Our fascination with the Kennedys, America’s unofficial “royal family,” rivals Shakespeare’s fascination with the Plantagenets, the generations of English kings he chronicled in eight history plays covering over a hundred years and filled with arranged marriages, familial and political rebellions, shifting alliances, and competing dynasties.
Sarah Pidgeon is the reason Love Story works as well as it does, playing Carolyn with a surprising and welcome amount of grit and depth. The casting across the board, in fact, is stellar, and it’s fascinating to see, for example, political royalty Caroline Kennedy (daughter of John) played by acting royalty Grace Gummer (daughter of Meryl Streep). Similarly, the casting of such second- and third-generation actors as Sydney Lemmon (granddaughter of Jack), Dree Hemingway (daughter of Mariel and great-granddaughter of novelist Ernest), and Talia Balsam (daughter of actors Martin and Joyce Van Patten) makes you realize how many of Shakespeare’s plays about political dynasties are actually about those we might affectionately call nowadays “nepo babies.”
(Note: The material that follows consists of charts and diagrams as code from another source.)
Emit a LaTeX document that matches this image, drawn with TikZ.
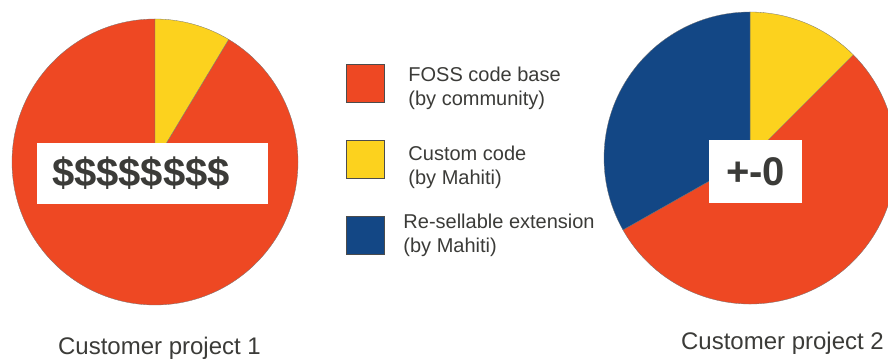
\documentclass[tikz,border=0pt]{standalone}
\usepackage{fontspec}
\setmainfont{Liberation Sans}
\usetikzlibrary{calc, positioning}
\definecolor{foss}{HTML}{EE4823}
\definecolor{custom}{HTML}{FCD21E}
\definecolor{resell}{HTML}{134785}
\definecolor{txt}{HTML}{3B3B38}
\tikzset{
 slice/.style={draw=black!55, line width=0.3pt},
 key/.style={draw=black!70, line width=0.5pt, minimum size=38pt, inner sep=0pt},
 keytext/.style={align=left, text=txt, inner sep=0pt, font=\fontsize{20}{24}\selectfont},
 pricebox/.style={fill=white, inner sep=0pt},
 price/.style={text=txt, inner sep=0pt, font=\fontsize{40}{40}\selectfont\bfseries},
 caption/.style={text=txt, inner sep=0pt, anchor=base, font=\fontsize{24}{24}\selectfont},
}

\begin{document}
\begin{tikzpicture}[x=1pt, y=1pt]
 \useasboundingbox (0,0) rectangle (888,363);

 % project 1
 \coordinate (P1) at (155,201);
 \filldraw[fill=foss, slice] (P1) -- ++(90:143) arc[start angle=90, end angle=419, radius=143] -- cycle;
 \filldraw[fill=custom, slice] (P1) -- ++(59:143) arc[start angle=59, end angle=90, radius=143] -- cycle;
 \draw node[pricebox, minimum width=231pt, minimum height=61pt] (B1) at (152.5,189.5) {};
 \draw (B1.west) ++ (15,0) node[price, anchor=west] (T1) {\$\$\$\$\$\$\$\$};
 \draw (159.5,8) node[caption] (C1) {Customer project 1};

 % project 2
 \coordinate (P2) at (750,205);
 \filldraw[fill=foss, slice] (P2) -- ++(209.5:146) arc[start angle=209.5, end angle=405, radius=146] -- cycle;
 \filldraw[fill=custom, slice] (P2) -- ++(45:146) arc[start angle=45, end angle=90, radius=146] -- cycle;
 \filldraw[fill=resell, slice] (P2) -- ++(90:146) arc[start angle=90, end angle=209.5, radius=146] -- cycle;
 \draw node[pricebox, minimum width=93pt, minimum height=63pt] (B2) at (755.5,191.5) {};
 \draw (B2) node[price] (T2) {+-0};
 \draw (782.5,13) node[caption] (C2) {Customer project 2};

 % legend
 \draw node[key, fill=foss] (KF) at (365,280) {};
 \draw node[key, fill=custom, below=37.5pt of KF] (KC) {};
 \draw node[key, fill=resell, below=37.5pt of KC] (KR) {};
 \draw node[keytext, right=24pt of KF.north east, anchor=north west, yshift=-3pt] (LF) {FOSS code base\\(by community)};
 \draw node[keytext, right=24pt of KC.north east, anchor=north west, yshift=-6pt] (LC) {Custom code\\(by Mahiti)};
 \draw node[keytext, right=19pt of KR.north east, anchor=north west, yshift=2pt] (LR) {Re-sellable extension\\(by Mahiti)};
\end{tikzpicture}
\end{document}
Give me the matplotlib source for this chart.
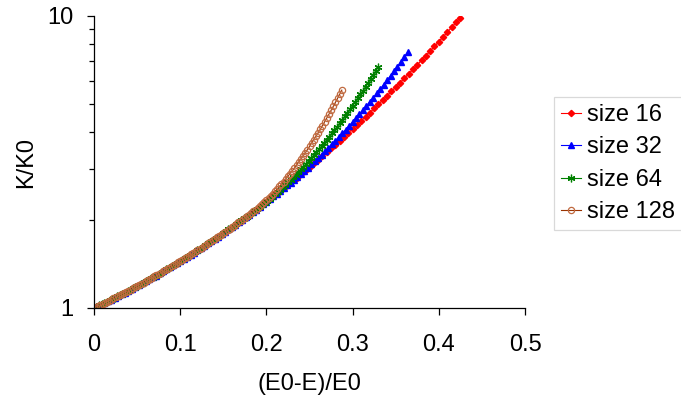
import matplotlib.pyplot as plt
import numpy as np
from matplotlib.ticker import LogLocator, NullFormatter

plt.rcParams['font.family'] = ['Liberation Sans', 'DejaVu Sans']

# K/K0, one value per marker
k_size16 = [
    1.000, 1.016, 1.033, 1.051, 1.069, 1.087, 1.106, 1.126, 1.146, 1.167,
    1.189, 1.211, 1.234, 1.258, 1.282, 1.308, 1.334, 1.361, 1.389, 1.417,
    1.447, 1.478, 1.510, 1.542, 1.576, 1.611, 1.648, 1.685, 1.724, 1.764,
    1.806, 1.849, 1.893, 1.940, 1.987, 2.037, 2.088, 2.141, 2.196, 2.253,
    2.312, 2.373, 2.437, 2.503, 2.571, 2.642, 2.716, 2.792, 2.872, 2.954,
    3.040, 3.129, 3.221, 3.317, 3.417, 3.521, 3.629, 3.741, 3.858, 3.980,
    4.107, 4.239, 4.376, 4.519, 4.669, 4.824, 4.986, 5.155, 5.332, 5.515,
    5.707, 5.908, 6.117, 6.335, 6.563, 6.802, 7.051, 7.311, 7.583, 7.868,
    8.166, 8.477, 8.804, 9.145, 9.503, 9.877]
k_size32 = [
    1.000, 1.013, 1.026, 1.040, 1.054, 1.069, 1.083, 1.098, 1.114, 1.130,
    1.146, 1.163, 1.180, 1.198, 1.216, 1.234, 1.253, 1.272, 1.292, 1.313,
    1.334, 1.355, 1.377, 1.400, 1.423, 1.447, 1.472, 1.497, 1.523, 1.549,
    1.576, 1.604, 1.633, 1.663, 1.693, 1.724, 1.756, 1.789, 1.823, 1.858,
    1.893, 1.930, 1.968, 2.007, 2.047, 2.088, 2.130, 2.174, 2.219, 2.265,
    2.312, 2.361, 2.411, 2.463, 2.516, 2.571, 2.628, 2.687, 2.749, 2.814,
    2.881, 2.952, 3.025, 3.102, 3.182, 3.265, 3.353, 3.444, 3.539, 3.638,
    3.742, 3.851, 3.964, 4.083, 4.208, 4.338, 4.474, 4.616, 4.765, 4.921,
    5.085, 5.256, 5.436, 5.624, 5.822, 6.029, 6.247, 6.475, 6.715, 6.967,
    7.232, 7.510]
k_size64 = [
    1.000, 1.010, 1.020, 1.030, 1.040, 1.051, 1.061, 1.072, 1.083, 1.095,
    1.106, 1.118, 1.130, 1.142, 1.154, 1.167, 1.180, 1.193, 1.206, 1.220,
    1.234, 1.248, 1.263, 1.277, 1.292, 1.308, 1.323, 1.339, 1.355, 1.372,
    1.389, 1.406, 1.423, 1.441, 1.459, 1.478, 1.497, 1.516, 1.536, 1.556,
    1.576, 1.597, 1.619, 1.640, 1.663, 1.685, 1.708, 1.732, 1.756, 1.781,
    1.806, 1.832, 1.858, 1.884, 1.912, 1.940, 1.968, 1.997, 2.027, 2.057,
    2.088, 2.120, 2.152, 2.185, 2.219, 2.254, 2.290, 2.328, 2.368, 2.409,
    2.452, 2.496, 2.542, 2.590, 2.640, 2.692, 2.745, 2.801, 2.859, 2.920,
    2.983, 3.048, 3.116, 3.186, 3.259, 3.336, 3.415, 3.497, 3.583, 3.673,
    3.765, 3.862, 3.963, 4.068, 4.177, 4.290, 4.409, 4.532, 4.661, 4.795,
    4.934, 5.080, 5.232, 5.391, 5.556, 5.729, 5.909, 6.097, 6.293, 6.499,
    6.713]
k_size128 = [
    1.000, 1.008, 1.016, 1.025, 1.033, 1.042, 1.051, 1.060, 1.069, 1.078,
    1.087, 1.097, 1.106, 1.116, 1.126, 1.136, 1.146, 1.157, 1.167, 1.178,
    1.189, 1.200, 1.211, 1.222, 1.234, 1.246, 1.258, 1.270, 1.282, 1.295,
    1.308, 1.321, 1.334, 1.347, 1.361, 1.375, 1.389, 1.403, 1.417, 1.432,
    1.447, 1.462, 1.478, 1.494, 1.510, 1.526, 1.542, 1.559, 1.576, 1.594,
    1.611, 1.629, 1.648, 1.666, 1.685, 1.705, 1.724, 1.744, 1.764, 1.785,
    1.806, 1.827, 1.849, 1.871, 1.893, 1.916, 1.940, 1.963, 1.987, 2.012,
    2.037, 2.062, 2.088, 2.115, 2.143, 2.172, 2.203, 2.236, 2.270, 2.306,
    2.343, 2.382, 2.423, 2.466, 2.511, 2.558, 2.607, 2.658, 2.711, 2.767,
    2.826, 2.887, 2.950, 3.017, 3.087, 3.160, 3.236, 3.315, 3.398, 3.485,
    3.576, 3.671, 3.770, 3.874, 3.982, 4.096, 4.215, 4.339, 4.470, 4.606,
    4.749, 4.899, 5.056, 5.220, 5.392, 5.573]

# sampling interval of (E0-E)/E0 for each lattice size
de_steps = [0.005, 0.004, 0.003, 0.0025]
labels = ['size 16', 'size 32', 'size 64', 'size 128']
x_ticks = [0, 0.1, 0.2, 0.3, 0.4, 0.5]
x_tick_labels = ['0', '0.1', '0.2', '0.3', '0.4', '0.5']

fs = 17

fig = plt.figure(figsize=(6.81, 4.01), dpi=100)
ax = fig.add_axes([94/681, 1 - 308/401, 431/681, 292/401])

styles = [
    dict(color='#ff0000', marker='D', ms=3.2, mfc='#ff0000', mec='#ff0000'),
    dict(color='#0000ff', marker='^', ms=5, mfc='#0000ff', mec='#0000ff'),
    dict(color='#008000', marker=(6, 2, 0), ms=5.5, mec='#008000', mew=0.9),
    dict(color='#993300', marker='o', ms=4.5, mfc='none', mec='#c06a40', mew=0.9),
]
for k, step, lab, st in zip([k_size16, k_size32, k_size64, k_size128],
                            de_steps, labels, styles):
    x = np.arange(len(k)) * step
    ax.plot(x, k, lw=0.8, label=lab, **st)

ax.set_yscale('log')
ax.set_xlim(0, 0.5)
ax.set_ylim(1, 10)
ax.set_yticks([1, 10])
ax.set_yticklabels(['1', '10'])
ax.yaxis.set_minor_locator(LogLocator(base=10, subs=range(2, 10)))
ax.yaxis.set_minor_formatter(NullFormatter())
ax.set_xticks(x_ticks)
ax.set_xticklabels(x_tick_labels)

for s in ['top', 'right']:
    ax.spines[s].set_visible(False)
for s in ['left', 'bottom']:
    ax.spines[s].set_linewidth(0.9)
ax.tick_params(which='major', direction='out', length=5, width=0.9,
               labelsize=fs)
ax.tick_params(axis='x', which='major', pad=14)
ax.tick_params(axis='y', which='major', pad=10)
ax.tick_params(which='minor', direction='out', length=3.6, width=0.9)

ax.set_xlabel('(E0-E)/E0', fontsize=fs, labelpad=12)
ax.set_ylabel('K/K0', fontsize=fs, labelpad=7)

leg = fig.legend(loc='upper left', bbox_to_anchor=(554/681, 1 - 97/401),
                 fontsize=fs, frameon=True, fancybox=False,
                 edgecolor='#d0d0d0', borderaxespad=0, borderpad=0.3,
                 handlelength=0.85, handletextpad=0.25, labelspacing=0.44)
leg.get_frame().set_linewidth(0.9)

fig.savefig('out.png', dpi=100)
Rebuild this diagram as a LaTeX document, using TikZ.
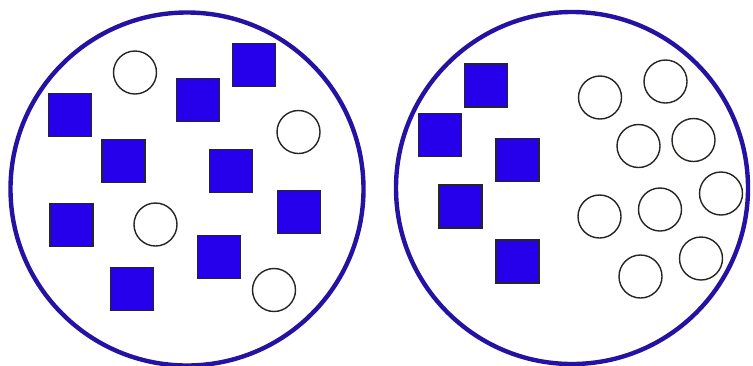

Love Story contains other Shakespearean touches. During their early courtship, there’s an amusing “War of the Roses” montage where Carolyn refuses the daily bouquets John sends her. Carolyn’s job working with Calvin Klein allows for many scenes of the lovers donning clothes like battle armor (and has revived interest in 90s fashion generally and Carolyn’s style particularly). Family matriarchs—first Jackie Kennedy Onassis, then Ethel Kennedy—hold court like Shakespearean kings. Reflecting on the tremendous losses her family has suffered, Ethel says to Carolyn, “I’ve been blessed with a lot to lose” in a moment that resembles John of Gaunt’s great speech in Richard II about “the envy of less happier lands, / This blessèd plot, this earth, this realm, this England.”